Josh Goodman is a former staff writer for GOVERNING..E-mail: firstname.lastname@example.org
The number of people in favor of my plan to use statistical sampling to allocate Florida's Democratic presidential delegates has doubled. Now there are two of us.
Believe it or not, this second guy is an actual pollster. David Hill, writing in The Hill (no relation), argues for a concept that's similar to mine. Alternatively, you could say that I argue for a concept that's similar to Hill's, since we both published our ideas on the same day. Here's what he has to say:
As I understand it, the biggest sticking point in this on-again, off-again proposition is the cost of a statewide primary election, a problem my proposal addresses. Instead of spending tens of millions on a new statewide primary, why don't the Democrats conduct a cost-effective census-like sampling of registered Democrats in the state to ascertain their presidential preference? It would cost a fraction of what a statewide primary election would -- and produce an indisputable picture of what Florida Democrats want their delegates to do.
Researchers would choose by random means a statewide sample of 10,000 voters. These 10,000 voters should be sent an overnight letter notifying them of their inclusion in the sample that will select Florida's delegates for Obama or Clinton. Fourteen attempts should be made to telephone each voter over the seven days of the census, two calls per day at different times. Messages should be left with a toll-free number for the convenience of those who would prefer to call back for their interview.
(Hat tip: Pollster.com)
Hill thinks this approach wouldn't work in Michigan, since the state gives out delegates based on congressional district. But, if the Michigan Democrats are already completely changing their delegate allocation procedures, couldn't they also change to a statewide apportionment system?
It is worth noting that there are a couple of obstacles to this approach that I glossed over in my post the other day.
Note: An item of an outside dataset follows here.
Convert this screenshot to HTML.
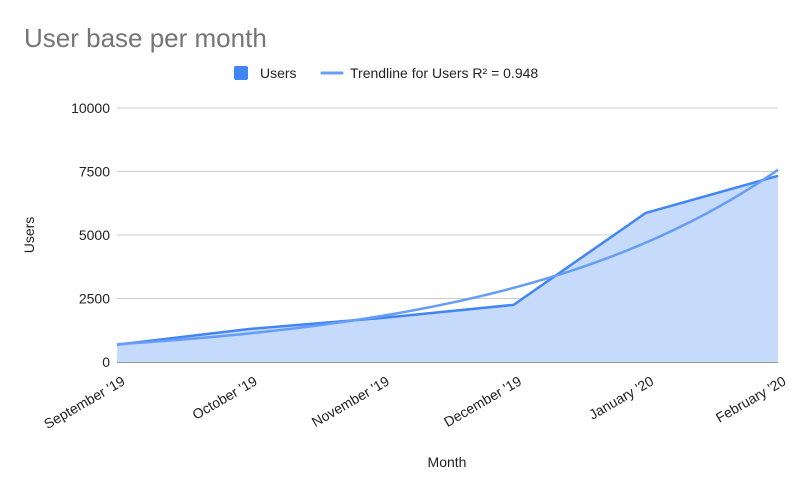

One is legal. The U.S. Department of Justice would have to certify that new contests in Michigan and Florida don't violate the Voting Rights Act. Have the feds ever evaluated the merits of a poll?
The other is political. The Obama campaign seems to think that revotes in Michigan and Florida aren't in its best interest. But, if support for the idea keeps doubling, the political momentum might be irresistible.
One more piece of advice from Hill:
Note that I use the word "sampling" to describe what cynics and critics might call a "poll." If proponents of my idea ever want to move the concept ahead, never use the word "poll" to describe what I am suggesting.